“When I started counting my blessings, my whole life turned around.” ~ Willie Nelson
Could it really be so simple? How does this work – I start listing all of the things I’m grateful for and then what? Money starts falling from the sky? My dream man appears? Well.. actually, yes!
In 2003, I lost my mom to pancreatic cancer. For a year after her death, I grieved. I hated life. I was mad at the world. I was unhappy, frustrated and sad. For a year, I felt this heaviness that wouldn’t go away and I couldn’t see an end to it. In that state of mind, I thought this is just the way life is and there’s nothing I can do about it. I felt helpless and hopeless. Obviously, I was unhappy.
Then one night before falling asleep, I started to count my blessings. I stopped feeling sorry for myself. I stopped focusing on the terrible things in my life and I started to look at what was good in my life. It wasn’t easy at first. I had a hard time trying to come up with what was right in my life. But, I started with the pillow my head was lying on. Then I thought about the blanket keeping me warm and the bed I was laying on. I remembered that I ate that day and that’s always a good thing. I also had a roof over my head.

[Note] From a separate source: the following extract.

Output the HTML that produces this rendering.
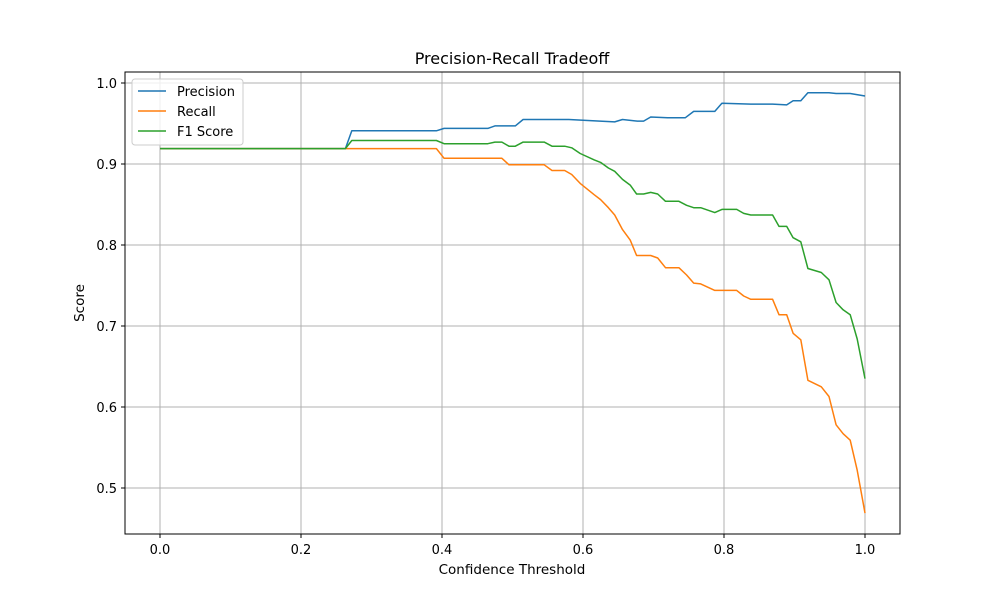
<!DOCTYPE html>
<html><head><meta charset="utf-8"><style>
html,body{margin:0;padding:0;background:#fff;}
svg text{font-family:"DejaVu Sans","Liberation Sans",sans-serif;fill:#000;}
</style></head><body>
<svg id="chart" width="1000" height="600" viewBox="0 0 1000 600" xmlns="http://www.w3.org/2000/svg">
<rect width="1000" height="600" fill="#fff"/>
<g id="grid"></g>
<g id="series"></g>
<rect x="125" y="72" width="775" height="462" fill="none" stroke="#000" stroke-width="1"/>
<g id="ticks"></g>
<text x="512" y="64" font-size="16" text-anchor="middle">Precision-Recall Tradeoff</text>
<text x="512" y="574" font-size="13.5" text-anchor="middle">Confidence Threshold</text>
<text x="0" y="0" font-size="13.5" text-anchor="middle" transform="translate(84,303) rotate(-90)">Score</text>
<g id="legend">
<rect x="132" y="79" width="111" height="66" rx="3" fill="#fff" fill-opacity="0.8" stroke="#ccc"/>
</g>
</svg>
<script>
const xTicks=[0,0.2,0.4,0.6,0.8,1.0];
const yTicks=[0.5,0.6,0.7,0.8,0.9,1.0];
const seriesNames=["Precision","Recall","F1 Score"];
const seriesColors=["#1f77b4","#ff7f0e","#2ca02c"];
const precX=[0,0.263,0.272,0.392,0.403,0.465,0.475,0.504,0.515,0.58,0.624,0.645,0.656,0.677,0.686,0.696,0.72,0.745,0.757,0.787,0.797,0.838,0.869,0.889,0.898,0.909,0.919,0.949,0.959,0.979,1.0];
const precY=[0.919,0.919,0.941,0.941,0.944,0.944,0.947,0.947,0.955,0.955,0.953,0.952,0.955,0.953,0.953,0.958,0.957,0.957,0.965,0.965,0.975,0.974,0.974,0.973,0.978,0.978,0.988,0.988,0.987,0.987,0.984];
const recX=[0,0.392,0.403,0.485,0.495,0.545,0.556,0.574,0.584,0.596,0.616,0.625,0.636,0.645,0.656,0.667,0.676,0.696,0.706,0.717,0.736,0.747,0.757,0.767,0.787,0.818,0.828,0.838,0.869,0.878,0.889,0.898,0.909,0.919,0.938,0.949,0.959,0.969,0.979,0.989,1.0];
const recY=[0.919,0.919,0.907,0.907,0.899,0.899,0.892,0.892,0.887,0.876,0.862,0.856,0.846,0.837,0.819,0.806,0.787,0.787,0.784,0.772,0.772,0.763,0.753,0.752,0.744,0.744,0.737,0.733,0.733,0.714,0.714,0.691,0.683,0.633,0.625,0.613,0.578,0.567,0.559,0.522,0.469];
const f1X=[0,0.263,0.272,0.392,0.403,0.465,0.475,0.485,0.495,0.504,0.515,0.545,0.556,0.574,0.584,0.596,0.616,0.625,0.636,0.645,0.656,0.667,0.676,0.686,0.696,0.706,0.717,0.736,0.747,0.757,0.767,0.787,0.797,0.818,0.828,0.838,0.869,0.878,0.889,0.898,0.909,0.919,0.938,0.949,0.959,0.969,0.979,0.989,1.0];
const f1Y=[0.919,0.919,0.929,0.929,0.925,0.925,0.927,0.927,0.922,0.922,0.927,0.927,0.922,0.922,0.920,0.913,0.905,0.902,0.895,0.891,0.881,0.874,0.863,0.863,0.865,0.863,0.854,0.854,0.849,0.846,0.846,0.840,0.844,0.844,0.839,0.837,0.837,0.823,0.823,0.809,0.804,0.771,0.766,0.757,0.729,0.720,0.714,0.684,0.635];

const NS="http://www.w3.org/2000/svg";
const xs=v=>160+705*v;
const ys=v=>83+810*(1-v);
const grid=document.getElementById('grid'),ticks=document.getElementById('ticks'),ser=document.getElementById('series'),leg=document.getElementById('legend');
function mk(tag,attrs,parent){const e=document.createElementNS(NS,tag);for(const k in attrs)e.setAttribute(k,attrs[k]);parent.appendChild(e);return e;}
xTicks.forEach(t=>{
 const g=mk('line',{x1:xs(t),x2:xs(t),y1:72,y2:534,stroke:'#b0b0b0','stroke-width':1},grid);
 
 
 const tk=mk('line',{x1:xs(t),x2:xs(t),y1:534,y2:538,stroke:'#000'},ticks);
 
 
 const tx=mk('text',{x:xs(t),y:554,'font-size':13,'text-anchor':'middle'},ticks);
 tx.textContent=t.toFixed(1);
 
 
});
yTicks.forEach(t=>{
 const g=mk('line',{x1:125,x2:900,y1:ys(t),y2:ys(t),stroke:'#b0b0b0','stroke-width':1},grid);
 
 
 const tk=mk('line',{x1:121,x2:125,y1:ys(t),y2:ys(t),stroke:'#000'},ticks);
 
 
 const tx=mk('text',{x:117,y:ys(t)+5,'font-size':13,'text-anchor':'end'},ticks);
 tx.textContent=t.toFixed(1);
 
 
});
const data=[[precX,precY],[recX,recY],[f1X,f1Y]];
data.forEach((d,i)=>{
 const pts=d[0].map((x,j)=>xs(x).toFixed(1)+','+ys(d[1][j]).toFixed(1)).join(' ');
 const p=mk('polyline',{points:pts,fill:'none',stroke:seriesColors[i],'stroke-width':1.5,'stroke-linejoin':'round'},ser);
 
 
 const y=91+20*i;
 const l=mk('line',{x1:138,x2:166,y1:y,y2:y,stroke:seriesColors[i],'stroke-width':1.5},leg);
 
 
 const t=mk('text',{x:177,y:y+5,'font-size':13},leg);
 t.textContent=seriesNames[i];
 
 
});
</script>
</body></html>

The next morning, I woke up a little bit happier. I had just a tad bit more hope and curiosity about what was going to happen that day. I wasn’t fully aware of my happiness, hope and curiosity, but it was enough of a paradigm shift that I repeated the thankful exercise that night before bed. I was grateful for my pillow, blankets, my bed, my meals, and my apartment. I elaborated about how soft and comfortable my pillow was, how warm and cozy my blanket was, how great my bed felt, how delicious and filling the food I ate was, how large my apartment was. I was also thankful for the internet, Chicago’s public transportation system, the beauty of trees and flowers, people who had been in my life, people who were currently in my life, experiences I had that helped me grow.. and on and on. Each day I woke up a little bit happier and each night I was able to think of more and more reasons to be thankful. This exercise became a habit.
Here I am eight years later and I’m actively thankful for every single thing I look at, touch, smell, think of or see. When I walk down the street, I look up at the sky and smile and feel how grateful I am to experience life. I look at a tree and see how amazing it is that it used to be a seed. I turn the water on to take a shower and I’m grateful that humans created plumbing and that I live in a country where running water is commonplace. Even the not-so-pretty things in my life are blessings. I see my messy kitchen and think about how grateful I am that I have food to eat. I’m grateful that I have an indoor kitchen with modern appliances. Did you know there are still people in the world who cook over a fire?
By shifting my awareness about life, my whole life turned around. Every day I experience a thousand blessings. Even though it took me years to get from that sad, depressed state of mind to this joyful, peaceful state of living, you could say my life changed over one night. That one night when I decided to look at things differently. That one night when I stopped feeling sorry for myself. That one night when I remembered that this world is amazing. I changed my perception about life.
Now with a grateful state of mind, I am able to remain guided, calm and collected during unpleasant situations. I keep hope, curiosity and most importantly gratefulness in the forefront of my life and the reward has been more than I could ever have expected.